Retourner travailler en Afrique et éviter l'isolement : des réseaux rassemblant des scientifiques africains seraient-ils l'une des solutions?
Mohamed Benguerna, Centre de recherche en Economie Appliquée pour le Développement, Alger, Algérie
C’est une question primordiale, même cruciale. On est parti de l’observation que les chercheurs africains de manière générale sont actifs dans pas mal de réseaux de recherche scientifique et professionnels mais souvent ce sont des réseaux de recherche qui appartiennent à des pays du nord.
Emmanuel Kamdem, université de Douala, Cameroun
Le constat fait est que la collaboration scientifique est plus forte entre les chercheurs africains et les chercheurs des pays occidentaux, entre le sud et le nord.

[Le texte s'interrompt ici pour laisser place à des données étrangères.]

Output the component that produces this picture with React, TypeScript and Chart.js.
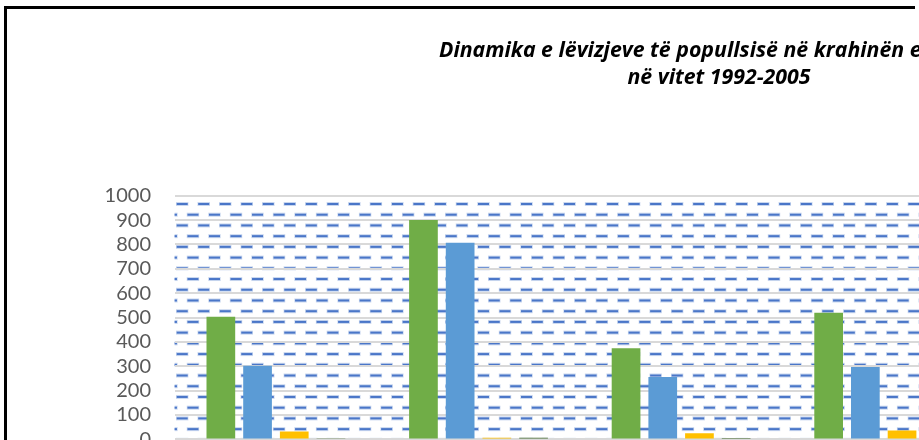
import React, { useEffect, useRef } from "react";
import { Chart, registerables } from "chart.js";

Chart.register(...registerables);

// Data (categories 5 and 6 lie outside the visible crop)
const categories = ["Kategoria 1", "Kategoria 2", "Kategoria 3", "Kategoria 4", "Kategoria 5", "Kategoria 6"];
const seriesNames = ["Seria 1", "Seria 2", "Seria 3", "Seria 4"];
const series1 = [503, 900, 374, 520, null, null];
const series2 = [302, 807, 256, 297, null, null];
const series3 = [32, 7, 25, 37, null, null];
const series4 = [5, 7, 2, 3, null, null];
const titleLine1 = "Dinamika e lëvizjeve të popullsisë në krahinën e";
const titleLine2 = "në vitet 1992-2005";
const yMin = 0;
const yMax = 1000;
const yStep = 100;

const colors = ["#70AD47", "#5B9BD5", "#FFC000", "#43682B"];
const TITLE_SIZE = 21.3;
const TITLE_FAMILY = "'Open Sans'";

const patternPlugin = {
  id: "plotPattern",
  beforeDraw(chart: any) {
    const { ctx, chartArea } = chart;
    const { left, top, right, bottom } = chartArea;
    ctx.save();
    ctx.fillStyle = "#ffffff";
    ctx.fillRect(left, top, right - left, bottom - top);
    ctx.beginPath();
    ctx.rect(left, top, right - left, bottom - top);
    ctx.clip();
    const period = 21.52;
    const dash = 11;
    const rowStep = 10.72;
    let row = 0;
    for (let y = top + 8.3; y < bottom + 2; y += rowStep, row++) {
      const x0 = left + 2.1 + (row % 2 ? period / 2 : 0) - period;
      for (let x = x0; x < right; x += period) {
        ctx.fillStyle = "rgba(100,140,210,0.35)";
        ctx.fillRect(x - 0.7, y - 2, dash + 1.4, 4);
        ctx.fillStyle = "#4a76c8";
        ctx.fillRect(x, y - 1, dash, 2);
      }
    }
    ctx.restore();
  },
};

export default function App() {
  const canvasRef = useRef<HTMLCanvasElement | null>(null);

  useEffect(() => {
    const canvas = canvasRef.current;
    if (!canvas) return;
    // the title is wider than the visible crop: pad line 1 so its start lands where it does in the picture
    const mctx = canvas.getContext("2d")!;
    mctx.font = `italic bold ${TITLE_SIZE}px ${TITLE_FAMILY}`;
    const w1 = mctx.measureText(titleLine1).width;
    const wsp = mctx.measureText("\u00A0").width || 5;
    const wanted = 2 * (712 - 433);
    const n = Math.max(0, Math.round((wanted - w1) / wsp));
    const titleLines = [titleLine1 + "\u00A0".repeat(n), titleLine2];

    const data = [series1, series2, series3, series4];
    const chart = new Chart(canvas, {
      type: "bar",
      data: {
        labels: categories,
        datasets: data.map((d, i) => ({
          label: seriesNames[i],
          data: d as any,
          backgroundColor: colors[i],
          borderWidth: 0,
          categoryPercentage: 0.7246,
          barPercentage: 0.782,
        })),
      },
      options: {
        responsive: false,
        animation: false,
        devicePixelRatio: 1,
        layout: { padding: { left: 40.8, right: 40.8, top: 0, bottom: 89.6 } },
        plugins: {
          legend: { display: false },
          tooltip: { enabled: false },
          title: {
            display: true,
            text: titleLines,
            color: "#000000",
            font: { family: TITLE_FAMILY, size: TITLE_SIZE, weight: "bold", style: "italic", lineHeight: 26.7 / TITLE_SIZE },
            padding: { top: 28.5, bottom: 104.8 },
          },
        },
        scales: {
          x: {
            grid: { display: false, drawTicks: false },
            border: { display: false },
            ticks: { display: false },
            afterFit: (s: any) => {
              s.height = 0;
            },
          },
          y: {
            min: yMin,
            max: yMax,
            grid: { color: "#d9d9d9", lineWidth: 2, drawTicks: false },
            border: { display: false },
            ticks: {
              stepSize: yStep,
              autoSkip: false,
              color: "#595959",
              padding: 23.6,
              font: { family: "Lato", size: 20 },
              callback: (v: any) => String(v),
            },
            afterFit: (s: any) => {
              s.width = 126.8;
            },
          },
        },
      },
      plugins: [patternPlugin],
    });
    return () => chart.destroy();
  }, []);

  return (
    <div
      style={{
        position: "fixed",
        left: 0,
        top: 0,
        width: 919,
        height: 440,
        overflow: "hidden",
        background: "#ffffff",
      }}
    >
      <canvas
        ref={canvasRef}
        width={1424}
        height={520}
        style={{ position: "absolute", left: 7, top: 9, width: 1424, height: 520, display: "block" }}
      />
      <div
        style={{
          position: "absolute",
          left: 4,
          top: 6,
          width: 911,
          height: 600,
          boxSizing: "border-box",
          borderTop: "3px solid #000",
          borderLeft: "3px solid #000",
          pointerEvents: "none",
        }}
      />
    </div>
  );
}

Nathalie Persson, Fondation internationale pour la science, Suède
Comme en Afrique on est surtout habitué à voir la collaboration verticale, je pense qu’on gagnerait plus à apprendre aussi à ces jeunes, parce que c’est une question d’attitude aussi, il faudrait qu’ils aprennent à collaborer en réseau. Et c’est pour ça que c’est très iportant justement que on s’allie avec d’autres chercheurs qui s’intéressent à ce même genre de problèmes. On a beaucoup plus de chances d’ouvrir ses perspectives, sa compréhension du problème. On ne peut pas travailler en silos.
Emmanuel Kamdem
Aujourd’hui, faire de la recherche, qu’ele soit scientifique, fondamentale, appliquée, c’est être capable de lire et de s’exprimer en anglais par exemple. L’idée est donc de parvenir à briser ces frontières et faire en sorte que par exemple des chercheurs francophones soient mieux inspirés par les productions scientifiques des chercheurs anglophones, et vice-versa.
Mohamed Benguerna
D’abord il y a un problème de communication et d’information. Deuxièmement je pense aussi c’est un problème culturel. Il y a des comportements qui reviennent souvent où le chercheur africain de manière générale cherche un ancrage dans un centre de recherche ou une institution européenne ou anglo-saxonne.
Emmanuel Kamdem
Il y a aussi une autre difficulté qui est celle de la mobilité. C’est-à-dire du déplacement au niveau du continent. Vous vous rendez-compte par exemple qu’il est pour un chercheur africain beaucoup plus facile de voyager de Douala à Paris que de voyager de Douala à Nairobi, ou de Douala à Johannesbourg.
Mohamed Benguerna
La première priorité, c’est de cibler ce type de réseau. C’est-à-dire par rapport à tout ce qui existe comme problèmes, cibler les personnes et les faire travailler ensemble.
Emmanuel Kamdem
Alors développer un réseau, j’aurais envie de dire : « il faut des ressources ». Il faut des ressources humaines. Des chercheurs compétents, qui aiment leur travail, qui sont véritablement engagés dans la voie d’une recherche africaine. Bien évidemment, la question qui revient à tout moment, est celle des ressources financières. Il est plus facile d’obtenir un financement quand on est ensemble, quand on présente des projets qui ne se déroulent pas dans un seul pays, mais qui se déroulent dans plusieurs, pays, mettant donc en commun des chercheurs africains de différents pays et de différentes nationalités.